The Advanced LIGO detectors, which became operational in September 2015 following major upgrades, were designed with a goal of replicating a tenfold improvement in sensitivity over the initial detectors. During the first observation run, spanning from September 2015 to January 2016, the detectors achieved a strain sensitivity of $10^{-23}/\sqrt{\text{Hz}}$ at 100 Hz. Notably, in the early days of this observation run, on September 14, 2015, the detectors identified a transient gravitational-wave signal, denoted as GW150914. This signal was attributed to the merger of two black holes, each with masses approximately 36 $M_\odot$ and 29 $M_\odot$, resulting in a final black hole mass of around 62 $M_\odot$. The energy radiated as gravitational waves was about 3.0 solar masses, or roughly $5.4\times10^{47}$ J.

Detector Features and Achievements

The paper emphasizes the significant advancements made in the detector's technology, such as:

1. Sensitivity Improvements: During the initial observation run, the Advanced LIGO detectors surpassed the sensitivity of all previous detectors, specifically in the range of 100 Hz to 300 Hz. At lower frequencies around 50 Hz, they considerably outperformed earlier capabilities by nearly two orders of magnitude.
2. Astrophysical Reach and Detection Volume: The improved sensitivity directly translated to an expanded astrophysical reach. For instance, the ability of Advanced LIGO to measure events similar to GW150914 means a capability of detecting such events with a combined signal-to-noise ratio (SNR) of 24 at a redshift $z = 0.09$.
3. Interferometric Transducer and Quantum Noise: The paper underscores the use of a Michelson interferometer, augmented by optical cavities to enhance circulating power and sensitivity. During the initial run, circulating power was around 100 kW per arm, with future aims to increase this up to 750 kW to further reduce noise contributions.
4. Seismic and Thermal Noise Reduction: To address environmental noise, the detectors employ intricate multi-stage pendulum suspensions and reactive seismic isolation platforms, which significantly mitigate ground vibrations and thermal noise.

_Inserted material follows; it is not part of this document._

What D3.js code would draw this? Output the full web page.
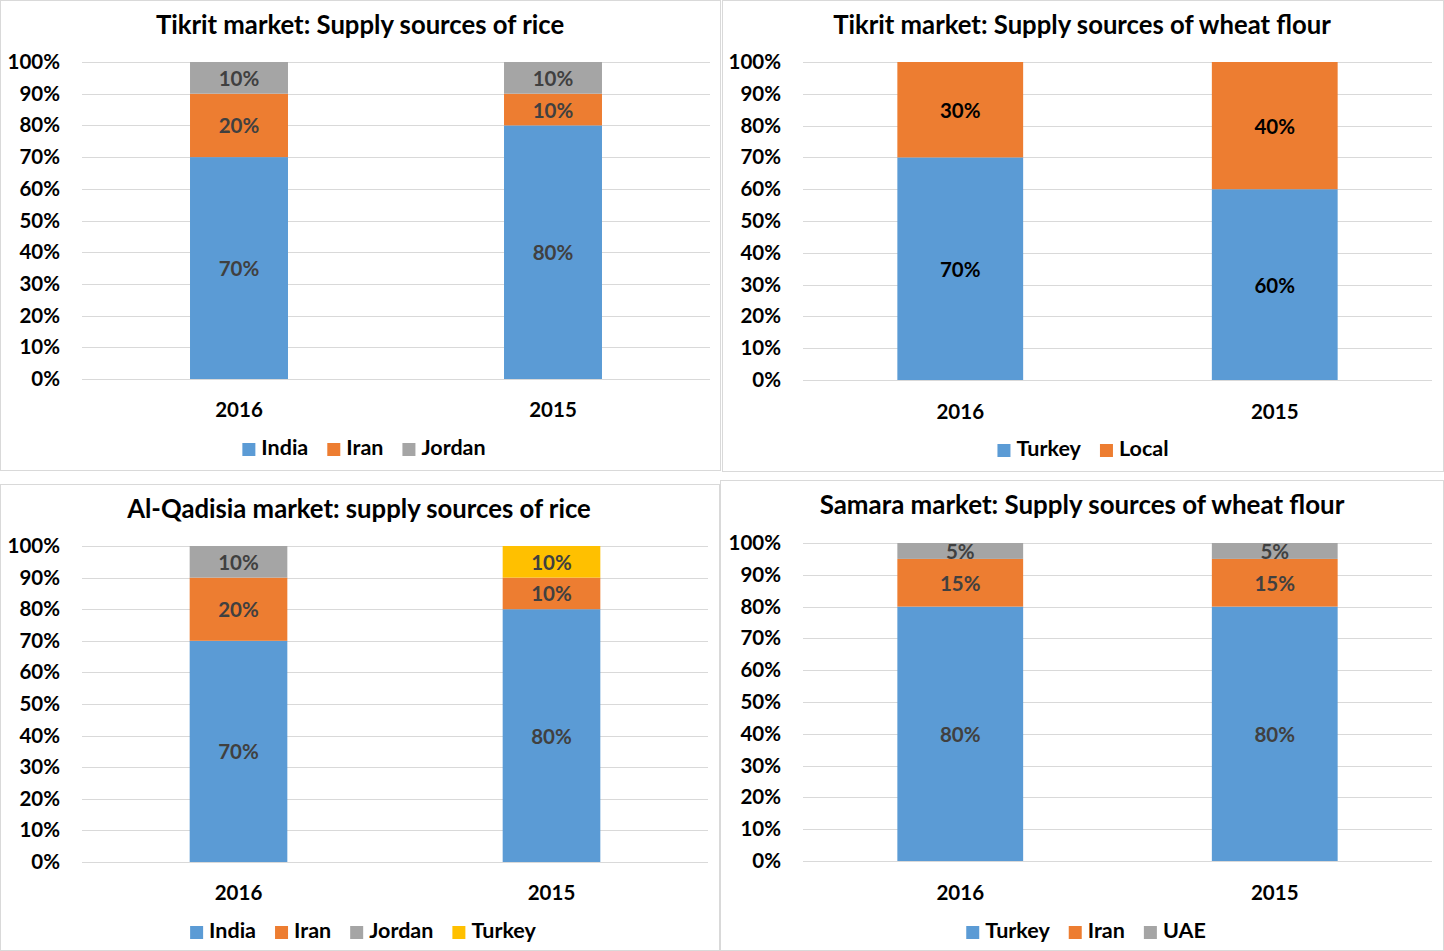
<!DOCTYPE html>
<html>
<head>
<meta charset="utf-8">
<script src="https://cdn.jsdelivr.net/npm/d3@7"></script>
<style>
  html, body { margin: 0; padding: 0; background: #fff; }
  svg { display: block; }
  text { font-family: Lato, "Open Sans", sans-serif; font-weight: 700; }
</style>
</head>
<body>
<svg id="chart" width="1444" height="951"></svg>
<script>
// ---- data ----
const years = ["2016", "2015"];
const percentTicks = [0, 10, 20, 30, 40, 50, 60, 70, 80, 90, 100];

// Tikrit rice
const tikritRiceSeries = ["India", "Iran", "Jordan"];
const tikritRiceIndia = [70, 80];
const tikritRiceIran = [20, 10];
const tikritRiceJordan = [10, 10];

// Tikrit wheat flour
const tikritWheatSeries = ["Turkey", "Local"];
const tikritWheatTurkey = [70, 60];
const tikritWheatLocal = [30, 40];

// Al-Qadisia rice
const qadisiaRiceSeries = ["India", "Iran", "Jordan", "Turkey"];
const qadisiaRiceIndia = [70, 80];
const qadisiaRiceIran = [20, 10];
const qadisiaRiceJordan = [10, 0];
const qadisiaRiceTurkey = [0, 10];

// Samara wheat flour
const samaraWheatSeries = ["Turkey", "Iran", "UAE"];
const samaraWheatTurkey = [80, 80];
const samaraWheatIran = [15, 15];
const samaraWheatUAE = [5, 5];

const palette = ["#5b9bd5", "#ed7d31", "#a5a5a5", "#ffc000"];

const svg = d3.select("#chart");

function drawPanel(cfg) {
  const g = svg.append("g");
  // panel frame
  g.append("rect")
    .attr("x", cfg.box[0] + 0.5).attr("y", cfg.box[1] + 0.5)
    .attr("width", cfg.box[2]).attr("height", cfg.box[3])
    .attr("fill", "#fff").attr("stroke", "#d9d9d9").attr("stroke-width", 1);

  // title
  g.append("text")
    .attr("x", cfg.titleX).attr("y", cfg.titleY)
    .attr("text-anchor", "middle")
    .attr("font-size", cfg.titleSize).attr("fill", "#000")
    .text(cfg.title);

  const x = d3.scaleBand().domain(years)
    .range([cfg.plot.x0, cfg.plot.x1])
    .paddingInner(cfg.pad).paddingOuter(cfg.pad / 2);
  const y = d3.scaleLinear().domain([0, 100]).range([cfg.plot.y0, cfg.plot.y1]);

  // gridlines
  g.append("g").selectAll("line").data(percentTicks).join("line")
    .attr("x1", cfg.plot.x0).attr("x2", cfg.plot.x1)
    .attr("y1", d => Math.round(y(d)) + 0.5).attr("y2", d => Math.round(y(d)) + 0.5)
    .attr("stroke", "#d9d9d9").attr("stroke-width", 1);

  // y axis labels
  const yAxis = d3.axisLeft(y).tickValues(percentTicks).tickFormat(d => d + "%").tickSize(0).tickPadding(0);
  const ya = g.append("g").attr("transform", `translate(${cfg.yLabelX},0)`).call(yAxis);
  ya.select(".domain").remove();
  ya.selectAll("text").attr("font-size", 20.5).attr("fill", "#000")
    .style("font-family", "Lato, sans-serif").style("font-weight", 700);

  // stacked bars
  const rows = years.map((yr, i) => {
    const r = { year: yr };
    cfg.series.forEach((s, k) => { r[s] = cfg.values[k][i]; });
    return r;
  });
  const stacked = d3.stack().keys(cfg.series)(rows);
  const layers = g.append("g").selectAll("g").data(stacked).join("g")
    .attr("fill", (d, k) => palette[k]);
  layers.selectAll("rect").data(d => d.filter(p => p[1] - p[0] > 0)).join("rect")
    .attr("x", p => x(p.data.year))
    .attr("width", x.bandwidth())
    .attr("y", p => y(p[1]))
    .attr("height", p => y(p[0]) - y(p[1]));

  // data labels
  layers.selectAll("text").data(d => d.filter(p => p[1] - p[0] > 0)).join("text")
    .attr("x", p => x(p.data.year) + x.bandwidth() / 2)
    .attr("y", p => (y(p[0]) + y(p[1])) / 2 + 8)
    .attr("text-anchor", "middle")
    .attr("font-size", 20.5)
    .attr("fill", cfg.labelColor)
    .text(p => (p[1] - p[0]) + "%");

  // x axis labels
  const xAxis = d3.axisBottom(x).tickSize(0).tickPadding(0);
  const xa = g.append("g").attr("transform", `translate(0,${cfg.xLabelY})`).call(xAxis);
  xa.select(".domain").remove();
  xa.selectAll("text").attr("font-size", 20.5).attr("fill", "#000").attr("dy", 0)
    .style("font-family", "Lato, sans-serif").style("font-weight", 700);

  // legend
  const leg = g.append("g");
  const items = leg.selectAll("g").data(cfg.series).join("g");
  items.append("rect").attr("width", 13).attr("height", 13).attr("y", -12)
    .attr("fill", (d, k) => palette[k]);
  items.append("text").attr("x", 19).attr("font-size", 21.5).attr("fill", "#000").text(d => d);
  let cx = 0;
  items.each(function () {
    const w = 19 + d3.select(this).select("text").node().getComputedTextLength();
    d3.select(this).attr("transform", `translate(${cx},0)`);
    cx += w + 19;
  });
  const total = cx - 19;
  leg.attr("transform", `translate(${cfg.legendX - total / 2},${cfg.legendY})`);
}

drawPanel({
  box: [0, 0, 720, 470], title: "Tikrit market: Supply sources of rice",
  titleX: 360, titleY: 34, titleSize: 25.7,
  plot: { x0: 82, x1: 710, y0: 379, y1: 62 }, pad: 0.688,
  yLabelX: 60, xLabelY: 417, legendX: 364, legendY: 455,
  series: tikritRiceSeries, values: [tikritRiceIndia, tikritRiceIran, tikritRiceJordan],
  labelColor: "#404040"
});
drawPanel({
  box: [722, 0, 721, 471], title: "Tikrit market: Supply sources of wheat flour",
  titleX: 1082, titleY: 34, titleSize: 25.7,
  plot: { x0: 803, x1: 1432, y0: 380, y1: 62 }, pad: 0.6,
  yLabelX: 781, xLabelY: 419, legendX: 1083, legendY: 456,
  series: tikritWheatSeries, values: [tikritWheatTurkey, tikritWheatLocal],
  labelColor: "#000"
});
drawPanel({
  box: [0, 484, 719, 466], title: "Al-Qadisia market: supply sources of rice",
  titleX: 359, titleY: 518, titleSize: 25.7,
  plot: { x0: 82, x1: 708, y0: 862, y1: 546 }, pad: 0.688,
  yLabelX: 60, xLabelY: 900, legendX: 363, legendY: 938,
  series: qadisiaRiceSeries, values: [qadisiaRiceIndia, qadisiaRiceIran, qadisiaRiceJordan, qadisiaRiceTurkey],
  labelColor: "#404040"
});
drawPanel({
  box: [720, 480, 723, 470], title: "Samara market: Supply sources of wheat flour",
  titleX: 1082, titleY: 514, titleSize: 25.9,
  plot: { x0: 803, x1: 1432, y0: 861, y1: 543 }, pad: 0.6,
  yLabelX: 781, xLabelY: 900, legendX: 1086, legendY: 938,
  series: samaraWheatSeries, values: [samaraWheatTurkey, samaraWheatIran, samaraWheatUAE],
  labelColor: "#404040"
});
</script>
</body>
</html>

Implications and Future Prospects

The detection of GW150914 not only demonstrated the advanced capabilities of LIGO but also marked the inception of gravitational-wave astronomy. This observation confirmed the theoretical predictions of Einstein's general relativity in strong field conditions. The paper discusses the potential advancements and future upgrades, suggesting that enhanced sensitivity and inclusion of other observatories, such as Virgo and KAGRA, would enhance localization accuracy and expand the observable volume.

Furthermore, the paper indicates that future technological innovations could lead to another doubling of sensitivity beyond the design goals of Advanced LIGO. Such improvements could facilitate the detection of gravitational-wave events with significantly higher SNRs, providing deeper insights into the dynamics of black hole mergers and potentially other exotic astrophysical phenomena.

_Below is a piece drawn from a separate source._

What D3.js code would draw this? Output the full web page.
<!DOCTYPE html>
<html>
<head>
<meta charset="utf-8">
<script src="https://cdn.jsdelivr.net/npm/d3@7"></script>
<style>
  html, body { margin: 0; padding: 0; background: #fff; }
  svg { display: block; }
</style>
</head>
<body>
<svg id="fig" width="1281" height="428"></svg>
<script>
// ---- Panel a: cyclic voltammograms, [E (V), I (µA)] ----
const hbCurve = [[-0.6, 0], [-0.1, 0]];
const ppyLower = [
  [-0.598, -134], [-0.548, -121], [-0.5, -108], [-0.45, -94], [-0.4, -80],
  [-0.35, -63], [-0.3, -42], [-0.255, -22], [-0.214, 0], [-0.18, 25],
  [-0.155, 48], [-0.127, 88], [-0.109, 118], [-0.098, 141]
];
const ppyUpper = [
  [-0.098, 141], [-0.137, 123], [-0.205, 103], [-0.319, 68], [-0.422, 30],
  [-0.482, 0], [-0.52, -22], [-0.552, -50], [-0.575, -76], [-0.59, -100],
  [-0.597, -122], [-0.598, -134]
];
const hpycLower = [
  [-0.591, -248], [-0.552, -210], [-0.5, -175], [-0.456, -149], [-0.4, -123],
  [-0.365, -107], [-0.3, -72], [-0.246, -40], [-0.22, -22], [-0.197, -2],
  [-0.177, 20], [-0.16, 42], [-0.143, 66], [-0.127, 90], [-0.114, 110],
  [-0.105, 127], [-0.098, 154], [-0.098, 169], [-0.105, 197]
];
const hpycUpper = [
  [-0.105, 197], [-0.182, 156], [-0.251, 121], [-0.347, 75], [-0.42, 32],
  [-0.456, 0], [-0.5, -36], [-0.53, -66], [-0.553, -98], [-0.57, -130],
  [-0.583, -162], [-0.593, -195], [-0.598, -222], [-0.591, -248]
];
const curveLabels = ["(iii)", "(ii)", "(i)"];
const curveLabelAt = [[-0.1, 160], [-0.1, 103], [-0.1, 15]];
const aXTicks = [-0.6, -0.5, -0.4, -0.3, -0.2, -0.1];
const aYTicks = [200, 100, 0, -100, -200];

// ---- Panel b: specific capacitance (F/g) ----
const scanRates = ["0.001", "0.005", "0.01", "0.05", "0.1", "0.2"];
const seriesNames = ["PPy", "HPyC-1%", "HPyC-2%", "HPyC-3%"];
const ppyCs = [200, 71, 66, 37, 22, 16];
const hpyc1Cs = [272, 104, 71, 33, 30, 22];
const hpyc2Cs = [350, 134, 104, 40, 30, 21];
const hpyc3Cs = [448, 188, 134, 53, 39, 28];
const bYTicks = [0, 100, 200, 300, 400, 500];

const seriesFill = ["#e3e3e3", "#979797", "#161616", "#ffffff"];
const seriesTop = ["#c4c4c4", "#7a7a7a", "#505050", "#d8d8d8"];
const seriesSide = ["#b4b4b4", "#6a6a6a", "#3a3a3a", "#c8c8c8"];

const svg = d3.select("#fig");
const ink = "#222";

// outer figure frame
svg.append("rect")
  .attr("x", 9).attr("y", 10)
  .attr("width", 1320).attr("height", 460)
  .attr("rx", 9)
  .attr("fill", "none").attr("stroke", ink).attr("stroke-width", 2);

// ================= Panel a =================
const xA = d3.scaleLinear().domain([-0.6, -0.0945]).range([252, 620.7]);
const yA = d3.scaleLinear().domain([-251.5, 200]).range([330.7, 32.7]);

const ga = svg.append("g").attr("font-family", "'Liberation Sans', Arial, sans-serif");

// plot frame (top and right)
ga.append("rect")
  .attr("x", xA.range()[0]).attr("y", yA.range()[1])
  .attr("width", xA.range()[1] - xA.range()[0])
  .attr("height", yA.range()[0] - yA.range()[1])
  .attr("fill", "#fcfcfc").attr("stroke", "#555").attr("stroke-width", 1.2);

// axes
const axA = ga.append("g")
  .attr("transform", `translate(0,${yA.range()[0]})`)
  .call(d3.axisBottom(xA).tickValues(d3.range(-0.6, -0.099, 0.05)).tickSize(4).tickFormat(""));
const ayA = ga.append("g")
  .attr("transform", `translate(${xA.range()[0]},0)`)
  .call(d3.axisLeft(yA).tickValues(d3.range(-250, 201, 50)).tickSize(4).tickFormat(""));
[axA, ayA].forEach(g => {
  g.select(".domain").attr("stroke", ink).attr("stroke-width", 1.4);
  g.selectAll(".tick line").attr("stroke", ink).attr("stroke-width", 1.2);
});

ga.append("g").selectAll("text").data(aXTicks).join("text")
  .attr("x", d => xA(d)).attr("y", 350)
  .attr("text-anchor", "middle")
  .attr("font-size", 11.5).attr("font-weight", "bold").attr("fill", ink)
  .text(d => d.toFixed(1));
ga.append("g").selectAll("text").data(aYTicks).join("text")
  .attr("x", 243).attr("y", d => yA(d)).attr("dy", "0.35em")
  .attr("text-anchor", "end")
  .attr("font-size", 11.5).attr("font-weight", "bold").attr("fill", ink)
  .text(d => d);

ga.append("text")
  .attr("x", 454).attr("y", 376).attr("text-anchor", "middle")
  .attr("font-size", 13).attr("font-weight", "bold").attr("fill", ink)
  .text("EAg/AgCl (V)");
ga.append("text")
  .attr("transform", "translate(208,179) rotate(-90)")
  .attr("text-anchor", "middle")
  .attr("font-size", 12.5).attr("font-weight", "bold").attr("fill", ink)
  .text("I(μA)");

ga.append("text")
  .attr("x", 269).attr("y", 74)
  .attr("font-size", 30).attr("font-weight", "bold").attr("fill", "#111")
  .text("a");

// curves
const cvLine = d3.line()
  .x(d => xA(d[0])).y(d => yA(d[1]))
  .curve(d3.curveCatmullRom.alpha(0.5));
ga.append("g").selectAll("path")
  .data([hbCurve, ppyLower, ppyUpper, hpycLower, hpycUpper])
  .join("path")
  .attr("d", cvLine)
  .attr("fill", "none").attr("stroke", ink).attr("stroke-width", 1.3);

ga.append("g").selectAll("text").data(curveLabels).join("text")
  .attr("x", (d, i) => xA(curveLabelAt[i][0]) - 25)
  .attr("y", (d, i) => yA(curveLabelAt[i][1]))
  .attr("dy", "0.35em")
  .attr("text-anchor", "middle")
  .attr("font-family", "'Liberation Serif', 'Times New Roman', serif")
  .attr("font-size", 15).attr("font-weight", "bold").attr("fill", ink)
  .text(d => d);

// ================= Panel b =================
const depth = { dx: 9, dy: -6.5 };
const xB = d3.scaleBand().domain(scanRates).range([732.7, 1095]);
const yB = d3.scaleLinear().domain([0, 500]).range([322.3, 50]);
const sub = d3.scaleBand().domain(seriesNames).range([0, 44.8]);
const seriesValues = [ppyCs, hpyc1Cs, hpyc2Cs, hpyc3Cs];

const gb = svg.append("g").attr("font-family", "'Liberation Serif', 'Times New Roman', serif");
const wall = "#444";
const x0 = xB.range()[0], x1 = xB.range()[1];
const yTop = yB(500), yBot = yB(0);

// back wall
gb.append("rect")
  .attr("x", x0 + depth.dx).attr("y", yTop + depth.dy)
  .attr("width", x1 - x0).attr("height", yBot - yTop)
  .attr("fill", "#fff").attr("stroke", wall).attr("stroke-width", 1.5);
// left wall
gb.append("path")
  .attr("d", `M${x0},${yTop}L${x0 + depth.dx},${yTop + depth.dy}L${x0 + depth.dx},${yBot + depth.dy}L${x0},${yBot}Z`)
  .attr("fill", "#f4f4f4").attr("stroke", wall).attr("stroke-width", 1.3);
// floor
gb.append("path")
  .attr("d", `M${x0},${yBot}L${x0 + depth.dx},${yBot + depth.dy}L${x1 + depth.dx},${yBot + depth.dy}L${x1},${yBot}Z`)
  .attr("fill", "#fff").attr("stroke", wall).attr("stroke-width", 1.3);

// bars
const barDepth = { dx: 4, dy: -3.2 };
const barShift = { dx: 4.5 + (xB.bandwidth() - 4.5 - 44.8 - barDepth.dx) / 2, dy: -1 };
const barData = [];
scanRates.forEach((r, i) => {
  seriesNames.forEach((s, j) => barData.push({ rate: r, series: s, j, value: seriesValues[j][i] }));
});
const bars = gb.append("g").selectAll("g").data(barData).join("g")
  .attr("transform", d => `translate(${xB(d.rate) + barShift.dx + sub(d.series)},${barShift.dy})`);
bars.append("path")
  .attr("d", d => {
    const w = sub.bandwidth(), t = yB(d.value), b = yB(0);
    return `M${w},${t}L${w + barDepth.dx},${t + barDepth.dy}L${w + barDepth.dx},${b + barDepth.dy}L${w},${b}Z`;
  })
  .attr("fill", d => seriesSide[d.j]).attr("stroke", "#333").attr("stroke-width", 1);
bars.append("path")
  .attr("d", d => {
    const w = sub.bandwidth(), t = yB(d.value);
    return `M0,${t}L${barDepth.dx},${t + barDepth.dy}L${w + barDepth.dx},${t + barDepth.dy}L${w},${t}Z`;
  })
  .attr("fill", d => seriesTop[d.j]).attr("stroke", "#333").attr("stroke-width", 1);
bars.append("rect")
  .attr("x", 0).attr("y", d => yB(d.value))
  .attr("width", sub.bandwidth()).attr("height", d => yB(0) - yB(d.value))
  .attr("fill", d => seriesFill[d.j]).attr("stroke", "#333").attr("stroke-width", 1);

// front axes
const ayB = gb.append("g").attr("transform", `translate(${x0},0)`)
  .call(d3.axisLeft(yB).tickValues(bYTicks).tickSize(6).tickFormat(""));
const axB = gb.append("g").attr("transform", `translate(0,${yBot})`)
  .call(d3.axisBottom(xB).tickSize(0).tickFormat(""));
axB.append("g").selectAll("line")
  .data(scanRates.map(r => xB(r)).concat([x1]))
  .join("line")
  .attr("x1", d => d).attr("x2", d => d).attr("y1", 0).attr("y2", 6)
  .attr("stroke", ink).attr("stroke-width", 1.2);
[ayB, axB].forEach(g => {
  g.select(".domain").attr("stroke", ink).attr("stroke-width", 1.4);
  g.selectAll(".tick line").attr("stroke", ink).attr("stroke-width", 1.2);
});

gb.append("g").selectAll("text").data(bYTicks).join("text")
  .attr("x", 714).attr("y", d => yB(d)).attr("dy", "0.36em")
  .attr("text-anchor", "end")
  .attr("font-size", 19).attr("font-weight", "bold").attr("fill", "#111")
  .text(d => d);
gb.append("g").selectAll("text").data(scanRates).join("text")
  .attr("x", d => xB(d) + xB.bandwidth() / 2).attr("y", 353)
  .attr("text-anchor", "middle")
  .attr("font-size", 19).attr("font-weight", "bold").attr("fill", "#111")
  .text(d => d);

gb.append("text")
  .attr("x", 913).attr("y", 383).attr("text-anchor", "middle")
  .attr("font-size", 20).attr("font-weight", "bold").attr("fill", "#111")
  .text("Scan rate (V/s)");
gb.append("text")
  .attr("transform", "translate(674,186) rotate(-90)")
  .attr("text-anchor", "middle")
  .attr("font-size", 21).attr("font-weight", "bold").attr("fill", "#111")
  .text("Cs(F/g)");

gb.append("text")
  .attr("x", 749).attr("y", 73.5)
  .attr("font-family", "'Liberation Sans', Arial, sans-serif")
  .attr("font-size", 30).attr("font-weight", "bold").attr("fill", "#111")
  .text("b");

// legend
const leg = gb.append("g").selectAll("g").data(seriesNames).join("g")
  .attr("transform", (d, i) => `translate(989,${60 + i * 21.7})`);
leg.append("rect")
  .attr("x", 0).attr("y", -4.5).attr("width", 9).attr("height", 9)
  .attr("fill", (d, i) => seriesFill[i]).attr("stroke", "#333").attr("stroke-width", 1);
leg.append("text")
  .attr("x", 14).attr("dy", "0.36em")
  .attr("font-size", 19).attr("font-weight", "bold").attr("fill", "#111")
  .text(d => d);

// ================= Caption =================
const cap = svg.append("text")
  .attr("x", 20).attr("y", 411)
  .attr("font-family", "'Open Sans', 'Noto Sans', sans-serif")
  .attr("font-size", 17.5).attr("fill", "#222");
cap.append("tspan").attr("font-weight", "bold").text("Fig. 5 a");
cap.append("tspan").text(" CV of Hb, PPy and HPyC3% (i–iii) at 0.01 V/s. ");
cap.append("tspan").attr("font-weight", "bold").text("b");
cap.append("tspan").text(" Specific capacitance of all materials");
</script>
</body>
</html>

In conclusion, the GW150914 observation exemplifies a major scientific achievement facilitated by the cutting-edge engineering and scientific capabilities of the Advanced LIGO structures. It signals the beginning of a new exploratory era in observing the cosmos through gravitational waves, promising to complement and expand the astrophysical knowledge derived from electromagnetic observations.